6. Link to the solutions page from relevant product pages

Your product page should give readers an overview of what your product does. So when you mention the problems your product solves, use that as an opportunity to link to your solutions pages.

Think of your product page as where you answer the general what questions. What does it do? What problems does it solve. What new things will your customers be able to do with your product? Answer these questions at a high level—then give your readers a “learn more” link to your solutions pages, where they’ll learn how.

7. Link to it from relevant industry pages

Your industry pages will likely list all the major solutions your product provides to a certain vertical. When you mention those solutions, go ahead and link to the pages where the people can learn all about them.

You don’t need to break the flow of these pages to do this. You can add a link by simply giving readers an option to “Learn more about how we help our customers with [problem].”

8. Link to it from relevant feature pages

Feature pages will drill into specific sub-product capabilities of the SaaS product. These features should map to general solutions, and when they do, it makes sense to link to those solutions pages. This is another opportunity for a simple “learn more” link.

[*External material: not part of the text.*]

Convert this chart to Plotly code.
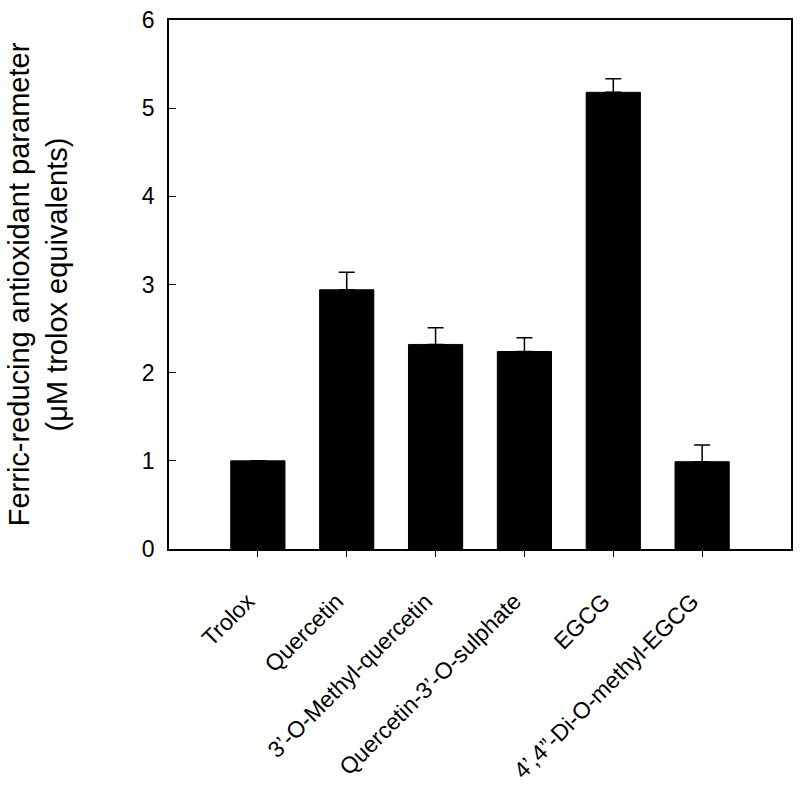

9. Link to the solutions page from your definitive guides

This should be a very natural internal link—one that hopefully would occur whether you knew it was a good for SEO or not. A definitive guide generally covers three general aspects of a subject or discipline:

  1. What it is
  2. Why it’s important
  3. How to do it

Your solutions pages give readers an overview of how you help people do something—so it should be pretty easy to link to these pages in that third section of your definitive guides.

Why does this work?

By intentionally interlinking your pages, you accomplish two things:

  • You make it easy for visitors to navigate your site and learn about your products, no matter how they get there.
  • You make it easy for Google to see which pages are most important on your site.